Disclaimer: The writing below is based on my guesses with no actual knowledge of the math behind Photoshop CC's gradient mixing formulas.
There's actually a comment which suggests a receipe: Insert in Illustrator to your gradient intermediate stops. Pick the needed intermediate colors from an existing perceptually mixed gradient. That's because Illustrators own gradient mixing formulas are fixed, they cannot be changed.
Illustrator (and also legacy Photoshop and many other programs) makes for example this 2 stop gradient from pure sRGB red #ff0000 to pure sRGB cyan #00ffff:
The midpoint is the expected 50% grey #7f7f7f, but it looks too dark for many of us. That problem has occurred few times in earlier questions. People have somehow mixed (blur, transparency, gradient, smudge, mixing brush) red and cyan and wondered why it's so dirty. The grey in the middle should be brighter, like this:
I'm sure that some of us also see there's some orange in the middle of the 1st gradient. It's an illusion caused by mixing red and somehow greenish cyan lights. But that orange also should be brighter to meet the expectations, maybe like this:
There's a separate rectangle filled with the orange that looks right for me. The gradient has three stops: Left=red, Midpoint=the shown orange and Right=cyan. I made my own perceptually right gradient just by inserting an intermediate stop.

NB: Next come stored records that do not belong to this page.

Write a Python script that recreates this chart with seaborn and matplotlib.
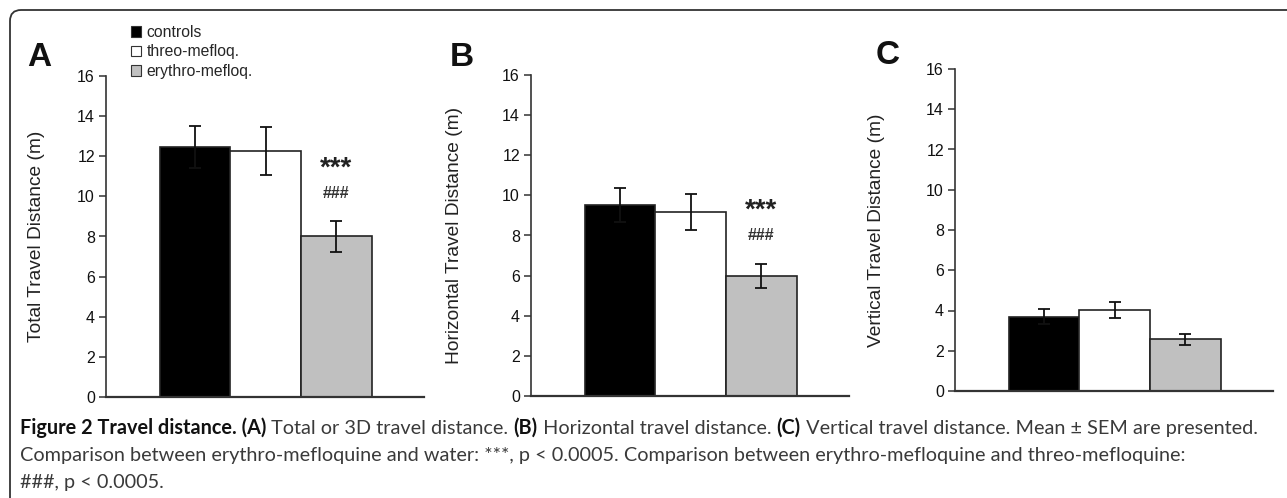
import matplotlib
matplotlib.use("Agg")
import matplotlib.pyplot as plt
import matplotlib.patches as mpatches
from matplotlib.transforms import IdentityTransform
import numpy as np
import pandas as pd
import seaborn as sns

# values (mean and SEM, metres)
groups = ["controls", "threo-mefloq.", "erythro-mefloq."]
total_mean = [12.45, 12.25, 8.0]
total_sem = [1.05, 1.2, 0.75]
horiz_mean = [9.5, 9.15, 6.0]
horiz_sem = [0.85, 0.9, 0.6]
vert_mean = [3.68, 4.03, 2.58]
vert_sem = [0.37, 0.4, 0.27]

panel_letters = ["A", "B", "C"]
ylabels = ["Total Travel Distance (m)", "Horizontal Travel Distance (m)",
           "Vertical Travel Distance (m)"]
yticks = list(range(0, 17, 2))
bar_colors = ["#000000", "#ffffff", "#c0c0c0"]

W, H = 1287, 498
sns.set_theme(style="ticks")
plt.rcParams["font.family"] = ["Liberation Sans", "DejaVu Sans"]

fig = plt.figure(figsize=(W / 100, H / 100), dpi=100)


def px_axes(left, right, bottom, top):
    return fig.add_axes([left / W, 1 - bottom / H, (right - left) / W, (bottom - top) / H])


panels = [
    (px_axes(106, 424, 397, 76), total_mean, total_sem, True, -0.192),
    (px_axes(531, 849, 396, 75), horiz_mean, horiz_sem, True, -0.214),
    (px_axes(955, 1273, 391, 69), vert_mean, vert_sem, False, -0.22),
]
letter_pos = [(39, 58), (462, 57), (888, 56)]

for i, (ax, means, sems, signif, lab_x) in enumerate(panels):
    df = pd.DataFrame({"group": groups, "value": means})
    sns.barplot(data=df, x="group", y="value", hue="group", palette=bar_colors,
                width=1, saturation=1, edgecolor="#222222", linewidth=1.2,
                errorbar=None, legend=False, ax=ax)
    ax.errorbar(np.arange(len(groups)), means, yerr=sems, fmt="none",
                ecolor="#111111", elinewidth=1.3, capsize=4.5, capthick=1.3, zorder=5)
    ax.set_xlim(-1.26, 3.24)
    ax.set_ylim(0, 16)
    ax.set_yticks(yticks)
    ax.set_xticks([])
    ax.set_xlabel("")
    ax.set_ylabel(ylabels[i], fontsize=13.8, color="#222222")
    ax.yaxis.set_label_coords(lab_x, 0.5)
    for s in ["top", "right"]:
        ax.spines[s].set_visible(False)
    ax.spines["left"].set_color("#333333")
    ax.spines["left"].set_linewidth(1.2)
    ax.spines["bottom"].set_color("#333333")
    ax.spines["bottom"].set_linewidth(1.6)
    ax.tick_params(axis="y", direction="out", length=5, width=1.1,
                   color="#333333", labelsize=11.5, labelcolor="#111111", pad=3)
    if signif:
        top = means[2] + sems[2]
        ax.annotate("***", (2, top), xytext=(0, 38), textcoords="offset points",
                    ha="center", va="center", fontsize=20, fontweight="bold",
                    color="#222222")
        ax.annotate("###", (2, top), xytext=(0, 20), textcoords="offset points",
                    ha="center", va="center", fontsize=11.5, fontweight="bold",
                    color="#333333")
    lx, ly = letter_pos[i]
    fig.text(lx / W, 1 - ly / H, panel_letters[i], fontsize=24, fontweight="bold",
             ha="center", va="center", color="#111111")

handles = [mpatches.Patch(facecolor=c, edgecolor="#333333", linewidth=0.8)
           for c in bar_colors]
fig.legend(handles, groups, loc="upper left", bbox_to_anchor=(131 / W, 1 - 25 / H),
           frameon=False, fontsize=11.3, handlelength=0.65, handleheight=0.65,
           handletextpad=0.35, labelspacing=0.28, borderpad=0, borderaxespad=0)

# rounded frame (only the top and left sides show)
frame = mpatches.FancyBboxPatch((10, -30), 1400, H - 10 + 30,
                                boxstyle="round,pad=0,rounding_size=11",
                                transform=IdentityTransform(), fill=False,
                                edgecolor="#333333", linewidth=1.3)
fig.add_artist(frame)

# caption with bold and regular runs
renderer = fig.canvas.get_renderer()
cap_font = ["Lato", "DejaVu Sans"]
line1 = [("Figure 2 Travel distance. (A)", "bold"),
         (" Total or 3D travel distance. ", "normal"), ("(B)", "bold"),
         (" Horizontal travel distance. ", "normal"), ("(C)", "bold"),
         (" Vertical travel distance. Mean ± SEM are presented.", "normal")]
line2 = [("Comparison between erythro-mefloquine and water: ***, p < 0.0005. "
          "Comparison between erythro-mefloquine and threo-mefloquine:", "normal")]
line3 = [("###, p < 0.0005.", "normal")]


def run_width(s, weight, size):
    t = fig.text(0, 0, "|" + s + "|", fontsize=size, fontweight=weight, family=cap_font)
    t2 = fig.text(0, 0, "||", fontsize=size, fontweight=weight, family=cap_font)
    w = t.get_window_extent(renderer).width - t2.get_window_extent(renderer).width
    t.remove()
    t2.remove()
    return w


base = 12
w1 = sum(run_width(s, wt, base) for s, wt in line1)
cap_size = base * 1235 / w1

for runs, yc in [(line1, 428), (line2, 455), (line3, 482)]:
    x = 20
    for s, wt in runs:
        fig.text(x / W, 1 - yc / H, s, fontsize=cap_size, fontweight=wt, family=cap_font,
                 ha="left", va="center",
                 color="#111111" if wt == "bold" else "#3a3a3a")
        x += run_width(s, wt, cap_size)

fig.savefig("out.png", dpi=100)
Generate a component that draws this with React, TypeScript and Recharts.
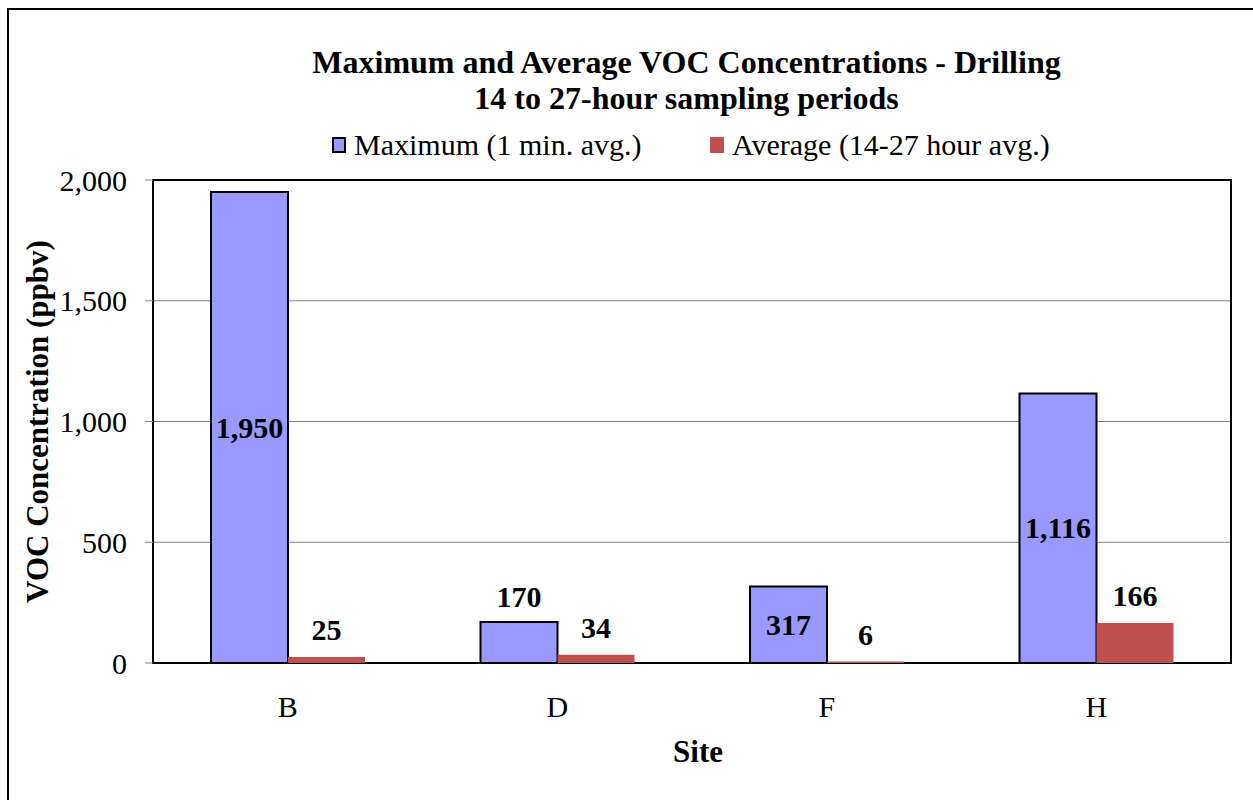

But do these have anything common with Photoshop's new gradient mixing options? There's 2 reason why I cannot say:
Adobe keeps all math behind its software functions secret. Reverse engineering is needed to find the formulas, but it's too big technical challenge for most of us and it cannot be done legally, because using Adobe software means one has accepted the end user license which prohibits reverse engineering and distributing the internals of the software. So, do not expect you'll find the formulas easily.
My Adobe CC subscription has been expired and I do not pay a new one as long as I do not need it. I need it when I must work with a file which doesn't work in legacy versions.
The version in my 2nd image was drawn in linear gamma (=1.0) RGB mode. Such modes can be found in Krita and GIMP. Making color mixes in linear gamma mode is an old trick to avoid apparently too dark mixes. Photoshop has had it for ages. It's the 32 bit deep RGB mode. Switch the 32 bit mode ON before you draw a gradient. Of course, the result is converted to sRGB for displaying and you may need to return to bit depth=8 mode, but the the conversion doesn't spoil the fact that the original mix was made in linear gamma mode. I guess my 2nd image is closely the same as Photohop's gradient mixing option "Linear"
There's no way to force Illustrator to make color mixes in linear gamma mode, so paste a copy of the gradient to Illustrator and pick the midpoint stop color from it.
The orange midpoint stop version will get a receipe for the midpoint stop color. It needs Lab color mode, so it's also beyond the capabilities of Illustrator. You need a program which can convert your endpoint stop colors to Lab mode. Photoshop at least does it in the color selection dialog. There are also color conversion websites which convert at least sRGB to Lab (=CIELAB) and back. Converting a certain print color profile CMYK to Lab and back happens only in a program which understands both CMYK printing and Lab. Photoshop is one.
Here https://raphlinus.github.io/color/2021/01/18/oklab-critique.html is a handy interactive tool which draws two-stop gradients. The gradients are created in different color spaces (sRGB, CIELAB and a few others), but the endpoint stop colors are given and the gradient is shown in sRGB. You can pick to your sRGB gradient intermediate stop colors from a screenshot if you like them. A competent programmer might be able to reverse engineer how the gradients are generated in math, but I cannot give any explanations. The whole linked article is written to compare methods which are said to mix gradients better than the commonly used methods which make 3D curve fitting interpolations in sRGB or CIELAB color spaces. Unfortunately I do not have a slightest idea which curves and interpolations are used and which ones make it look pleasant as color.
In theory you could convert the colors purely with math formulas (they can be found easily), but it's painful. The formulas are available also as spreadsheets in some enthusiast's websites. Unfortunately I cannot tell one which I know so well that I could recommend it.
So, convert your gradient endpoint colors to Lab. Let the results be (L1,a1,b1) and (L2,a2,b2). Calculate the averages L3=(L1+L2)/2 a3=(a1+a2)/2 b3=(b1+b2)/2. The average (L2,a3,b3) is the right Lab color for the gradient midpoint stop. Convert it back to RGB or CMYK to use it in Illustrator.
The average is the result of "linear interpolation between the Lab numbers of the gradient endpoint stops" I checked if a gradient drawn in Lab color mode uses linear interpolation for the whole gradient. Picking colors revealed that it's not this simple. There's obviously tried something finer because the common CIELAB color space (Lab in Photoshop) is not perceptually fully linear and some room still exists for improvements. Different programs interpolated gradients differently in their CIELAB color mode implementations. I tried Affinity Designer, Krita and Photoshop.